If you're not a gearhead, listening to car people talk can be really puzzling. You could easily eavesdrop on a couple of gearheads and hear them talking about how they're going to drop the Celebrity's tranny so they can pull the head off the Iron Duke*. And none of that statement is illegal.
But even us gearheads occasionally realize that we have no idea what words we've been hearing for years actually mean. Let's start with the word "brougham."
"Brougham" has been used as a model name on a ton of (mostly) American cars from the '70s and '80s. Look at this partial list of cars that used it from Wikipedia:
Cadillac Fleetwood Brougham
Cadillac Eldorado Brougham
Cadillac Sixty Special Brougham
Oldsmobile Ninety-Eight Regency Brougham
Oldsmobile Cutlass Supreme Brougham
Pontiac Parisienne Brougham
Pontiac Bonneville Brougham
Chevrolet Caprice Classic Brougham
Ford LTD Brougham
Ford Torino Brougham
Mercury Marquis Brougham
Chrysler New Yorker Brougham
Dodge Monaco Brougham
Plymouth Valiant Brougham
AMC Ambassador Brougham
That's a lot of Broughams. Usually, the term was used to differentiate the most opulently luxurious member of a given model. Back in the 70s, that often meant opera windows, as much of the upper half of the exterior covered in vinyl as possible, and an interior that would even make a Victorian prostitute suggest that maybe you could dial back the tufting and quilting a bit.

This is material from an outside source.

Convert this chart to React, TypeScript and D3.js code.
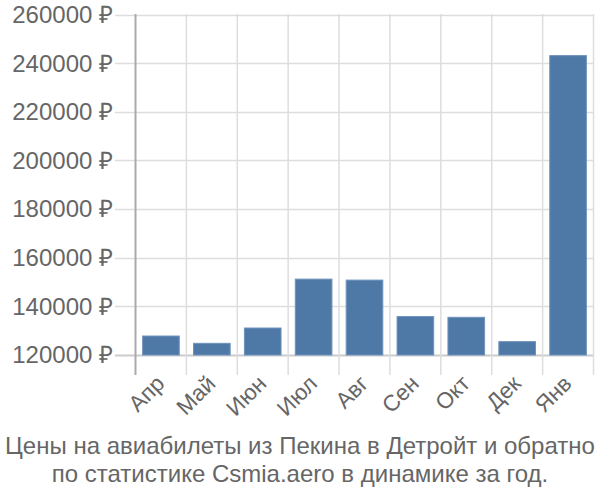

Okay. So what the hell is a Brougham? Well, the name comes from the Right Honorable Henry Brougham, 1st Baron Brougham and Vaux. Old Henry B (1st Baron B&V) was statesman and jurist, but I think the coolest-sounding thing he did was to found something called the Society for the Diffusion of Useful Knowledge. Oh, and there was also a carriage invented for him.
This carriage is the real origin of the Brougham (pronounced 'broom') term in the automotive context. The carriage was a four-wheeled vehicle, with the rear half enclosed and containing at least one bench seat for, normally, two. Sometimes there were jump seats. It had a forward-facing window, which separated it from a regular coach. The driver and footman sat on the forward exposed seat, getting cold and rained on because they didn't have enough sense to be born into a wealthier family.
Later, an automotive body design came around, and was named Brougham after the carriage. The body style was similar to a Town Car, with passengers enclosed and cozy and the help stuck outside, in the elements. They seem to be a bit smaller than Town Cars tended to be.